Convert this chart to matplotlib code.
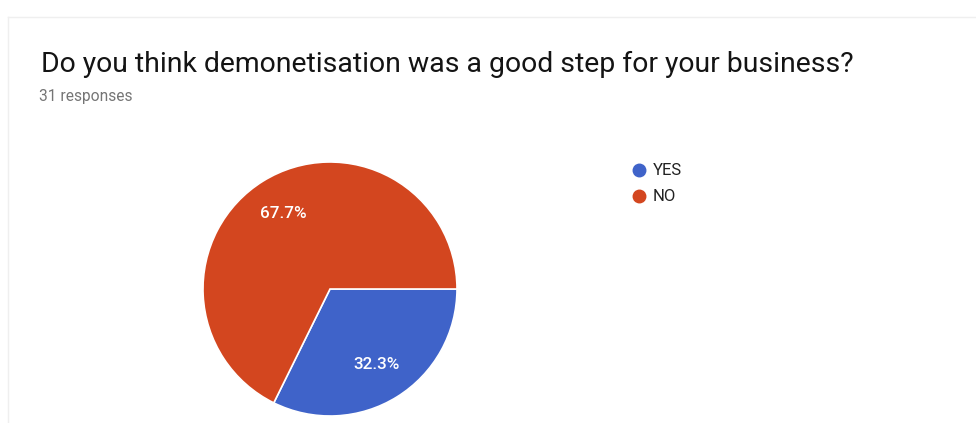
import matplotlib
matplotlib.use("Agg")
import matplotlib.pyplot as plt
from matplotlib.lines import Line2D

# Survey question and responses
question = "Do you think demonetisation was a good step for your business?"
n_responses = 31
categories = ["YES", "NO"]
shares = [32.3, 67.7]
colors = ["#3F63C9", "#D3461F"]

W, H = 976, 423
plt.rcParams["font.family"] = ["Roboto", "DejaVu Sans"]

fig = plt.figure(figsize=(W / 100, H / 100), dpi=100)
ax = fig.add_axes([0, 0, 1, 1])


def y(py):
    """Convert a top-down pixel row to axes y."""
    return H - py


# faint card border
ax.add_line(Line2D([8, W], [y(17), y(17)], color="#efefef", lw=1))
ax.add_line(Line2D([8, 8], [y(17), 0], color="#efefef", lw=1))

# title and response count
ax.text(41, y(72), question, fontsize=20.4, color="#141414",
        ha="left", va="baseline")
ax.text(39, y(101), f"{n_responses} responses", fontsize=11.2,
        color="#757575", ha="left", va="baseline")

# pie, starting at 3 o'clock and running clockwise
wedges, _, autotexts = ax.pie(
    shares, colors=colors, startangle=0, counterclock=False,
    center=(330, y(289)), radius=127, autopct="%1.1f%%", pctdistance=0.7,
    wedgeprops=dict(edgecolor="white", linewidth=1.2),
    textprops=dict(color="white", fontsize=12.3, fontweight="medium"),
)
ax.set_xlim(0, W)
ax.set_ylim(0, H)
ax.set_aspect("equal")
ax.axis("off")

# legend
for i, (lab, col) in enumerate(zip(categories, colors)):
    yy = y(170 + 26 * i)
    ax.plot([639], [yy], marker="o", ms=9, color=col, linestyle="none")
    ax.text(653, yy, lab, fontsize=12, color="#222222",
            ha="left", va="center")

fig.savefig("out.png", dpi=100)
..............................
Problem statement: Pictures excluded, repeat exactly the lines from the top of the material through the line with "from matplotlib.lines import Line2D", including both of those lines.

The result:
Convert this chart to matplotlib code.
import matplotlib
matplotlib.use("Agg")
import matplotlib.pyplot as plt
from matplotlib.lines import Line2D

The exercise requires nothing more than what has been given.